Here we would like to a queue which will take the input from S3 bucket and pass it to our Lambda function.

To have high resilience we will also have a dead-letter queue which will be containing all the json which are not processed properly. We will have a retention of 14 days for those json items.

Creating dead-letter queue

Click “Services”

Click “Application Integration”

Click “Simple Queue Service”

Click “Create queue”

Provide a name to dead-letter queue. Here I am giving it a name “JSONDeadLetterQueue”

We can also set the retention policy. For now I am setting it to 14 days.

Click “Create queue”.

Create queue for S3 bucket event notification

Click back “Queue”

Click “Create queue” again.

Set the name for the queue. I am naming it “JSONProcessingQueue”.

Next step will be to modify the access policy for the queue. For this you will need the account ID as well as the S3 bucket name. You can get the account ID under the profile name.

Under “Access policy” click on “Advanced” and paste the following json.

Replace with yours

Please note that you will have to modify it as per your account name and S3 bucket name.

{
  "Version": "2012-10-17",
  "Id": "JSONProcessingQueue-ID",
  "Statement": [
    {
      "Sid": "JSONProcessingQueue-statement-ID",
      "Effect": "Allow",
      "Principal": {
        "AWS": "*"
      },
      "Action": "SQS:SendMessage",
      "Resource": "arn:aws:sqs:us-east-1:CHANGE-WITH-YOUR-ACCOUNT-ID:JSONProcessingQueue",
      "Condition": {
        "StringEquals": {
          "aws:SourceAccount": "CHANGE-WITH-YOUR-ACCOUNT-ID"
        },
        "ArnLike": {
          "aws:SourceArn": "arn:aws:s3:*:*:CHANGE-WITH-YOUR-BUCKET-NAME"
        }
      }
    }
  ]
}

Select the dead-letter queue we had created in the previous section.

Click “Create queue”

Click “Lambda triggers”

Click “Configure Lambda function trigger”

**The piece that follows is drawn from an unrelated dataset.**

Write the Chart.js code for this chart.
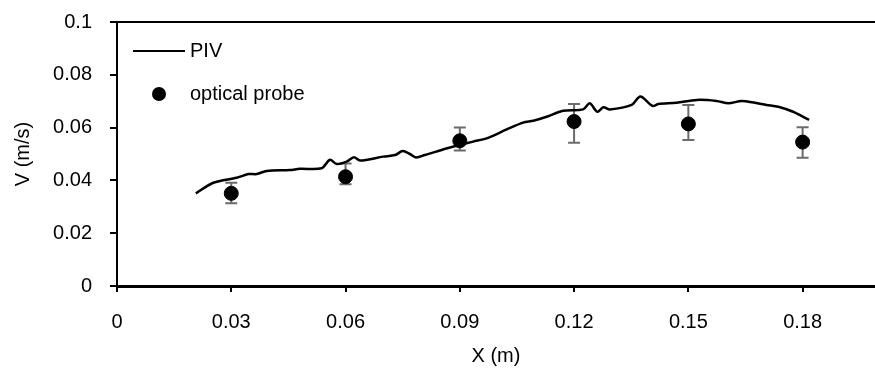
<!DOCTYPE html>
<html>
<head>
<meta charset="utf-8">
<script src="https://cdn.jsdelivr.net/npm/chart.js@4.4.1/dist/chart.umd.min.js"></script>
<style>
    html, body { margin: 0; padding: 0; background: #fff; }
    #wrap { width: 875px; height: 371px; }
</style>
</head>
<body>
<div id="wrap"><canvas id="velocityChart"></canvas></div>
<script>
// PIV profile (x in m, V in m/s)
const pivX = [0.0207, 0.0253, 0.0314, 0.0345, 0.0367, 0.0393, 0.0454, 0.0480, 0.0537, 0.0559,
    0.0577, 0.0603, 0.0622, 0.0638, 0.0699, 0.0730, 0.0750, 0.0769, 0.0785, 0.0808,
    0.0865, 0.0900, 0.0935, 0.0970, 0.1023, 0.1066, 0.1093, 0.1128, 0.1171, 0.1224,
    0.1241, 0.1261, 0.1277, 0.1294, 0.1351, 0.1374, 0.1406, 0.1421, 0.1469, 0.1522,
    0.1574, 0.1605, 0.1640, 0.1675, 0.1705, 0.1736, 0.1775, 0.1817];
const pivV = [0.0351, 0.0391, 0.0410, 0.0424, 0.0424, 0.0436, 0.0439, 0.0444, 0.0446, 0.0478,
    0.0462, 0.0471, 0.0488, 0.0475, 0.0490, 0.0496, 0.0511, 0.0500, 0.0487, 0.0496,
    0.0521, 0.0534, 0.0547, 0.0559, 0.0593, 0.0619, 0.0626, 0.0641, 0.0664, 0.0669,
    0.0692, 0.0660, 0.0677, 0.0669, 0.0686, 0.0718, 0.0682, 0.0689, 0.0694, 0.0705,
    0.0701, 0.0692, 0.0701, 0.0694, 0.0686, 0.0679, 0.0660, 0.0629];

// optical probe measurements with asymmetric error bars
const probeX = [0.03, 0.06, 0.09, 0.12, 0.15, 0.18];
const probeV = [0.0351, 0.0414, 0.0550, 0.0623, 0.0614, 0.0545];
const probeErrUp = [0.0040, 0.0050, 0.0050, 0.0066, 0.0072, 0.0056];
const probeErrDown = [0.0038, 0.0029, 0.0037, 0.0080, 0.0061, 0.0059];

// axis ticks
const xTicks = [0, 0.03, 0.06, 0.09, 0.12, 0.15, 0.18];
const xTickLabels = ['0', '0.03', '0.06', '0.09', '0.12', '0.15', '0.18'];
const yTicks = [0, 0.02, 0.04, 0.06, 0.08, 0.1];
const yTickLabels = ['0', '0.02', '0.04', '0.06', '0.08', '0.1'];

const FONT = '"Liberation Sans", Arial, sans-serif';

const errorBars = {
    id: 'errorBars',
    beforeDatasetsDraw(chart) {
        const ctx = chart.ctx;
        const xs = chart.scales.x, ys = chart.scales.y;
        ctx.save();
        ctx.strokeStyle = '#6b6b6b';
        ctx.lineWidth = 2;
        probeX.forEach((x, i) => {
            const px = xs.getPixelForValue(x);
            const top = ys.getPixelForValue(probeV[i] + probeErrUp[i]);
            const bot = ys.getPixelForValue(probeV[i] - probeErrDown[i]);
            ctx.beginPath();
            ctx.moveTo(px, top); ctx.lineTo(px, bot);
            ctx.moveTo(px - 6, top); ctx.lineTo(px + 6, top);
            ctx.moveTo(px - 6, bot); ctx.lineTo(px + 6, bot);
            ctx.stroke();
        });
        ctx.restore();
    }
};

const insideLegend = {
    id: 'insideLegend',
    afterDraw(chart) {
        const ctx = chart.ctx;
        const a = chart.chartArea;
        ctx.save();
        ctx.font = '20px ' + FONT;
        ctx.fillStyle = '#000';
        ctx.textBaseline = 'middle';
        // PIV
        ctx.strokeStyle = '#000';
        ctx.lineWidth = 2;
        ctx.beginPath();
        ctx.moveTo(a.left + 16, a.top + 29);
        ctx.lineTo(a.left + 68, a.top + 29);
        ctx.stroke();
        ctx.fillText('PIV', a.left + 73, a.top + 29);
        // optical probe
        ctx.beginPath();
        ctx.arc(a.left + 42, a.top + 72, 7, 0, Math.PI * 2);
        ctx.fill();
        ctx.fillText('optical probe', a.left + 73, a.top + 72);
        ctx.restore();
    }
};

const ctx = document.getElementById('velocityChart').getContext('2d');
new Chart(ctx, {
    type: 'scatter',
    data: {
        datasets: [{
            label: 'PIV',
            type: 'line',
            data: pivX.map((x, i) => ({ x: x, y: pivV[i] })),
            borderColor: '#000',
            borderWidth: 2.5,
            pointRadius: 0,
            tension: 0.3,
            fill: false,
            order: 2
        }, {
            label: 'optical probe',
            data: probeX.map((x, i) => ({ x: x, y: probeV[i] })),
            backgroundColor: '#000',
            borderColor: '#000',
            pointRadius: 7,
            order: 1
        }]
    },
    options: {
        responsive: true,
        maintainAspectRatio: false,
        animation: false,
        layout: { autoPadding: false, padding: { top: 22, right: 0, left: 0, bottom: 0 } },
        plugins: {
            legend: { display: false },
            tooltip: { enabled: false }
        },
        scales: {
            x: {
                type: 'linear',
                min: 0,
                max: 0.199,
                afterBuildTicks: s => { s.ticks = xTicks.map(v => ({ value: v })); },
                afterFit: s => { s.height = 85; s.paddingLeft = 0; s.paddingRight = 0; },
                ticks: {
                    color: '#000',
                    font: { family: FONT, size: 20 },
                    padding: 18,
                    maxRotation: 0,
                    callback: (v, i) => xTickLabels[i]
                },
                grid: { drawOnChartArea: false, tickLength: 6, tickColor: '#000', lineWidth: 2 },
                border: { color: '#000', width: 3 },
                title: {
                    display: true,
                    text: 'X (m)',
                    color: '#000',
                    font: { family: FONT, size: 20 },
                    padding: { top: 0, bottom: 3 }
                }
            },
            y: {
                type: 'linear',
                min: 0,
                max: 0.1,
                afterBuildTicks: s => { s.ticks = yTicks.map(v => ({ value: v })); },
                afterFit: s => { s.width = 117; s.paddingTop = 0; s.paddingBottom = 0; },
                ticks: {
                    color: '#000',
                    font: { family: FONT, size: 20 },
                    padding: 18,
                    callback: (v, i) => yTickLabels[i]
                },
                grid: {
                    color: c => (c.tick && c.tick.value === 0.1) ? '#000' : 'rgba(0,0,0,0)',
                    tickColor: '#000',
                    tickLength: 7,
                    lineWidth: 2
                },
                border: { color: '#000', width: 2 },
                title: {
                    display: true,
                    text: 'V (m/s)',
                    color: '#000',
                    font: { family: FONT, size: 20 },
                    padding: { top: 11, bottom: 0 }
                }
            }
        }
    },
    plugins: [errorBars, insideLegend]
});
</script>
</body>
</html>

Select the lambda function which we created before.

Click “Save”

Push event notification from S3 to SQS

Click “Services”

Click “Storage”

Click “S3”

Click “json-processing-bucket” (Your bucket name might be different)

Click “Properties”

Click “Create event notification”

Give the event notification a name. I have give name as “sqs-event-notification”. Also I have given access to All object creation. So anytime a new object is pushed to S3, it will trigger a event to the SQS.

We can link the SQS under “Destination”

Click “Save changes”

Try out to see if the DynamoDB database is getting updated on new push

Click “Services”

Click “Storage”

Click “S3”

Click “json-processing-bucket”

Click “Upload”

Click “Add files”

Click “Upload” and select the file. For demostration purpose try to upload a valid JSON file

Click “Services”

Click “Database”

Click “DynamoDB”

Click “Tables”

Click “JSONItemTable”

Click “Explore table items”

Verify that the data is uploaded properly

That covers the whole process of deploying a simple serverless application using AWS lambda.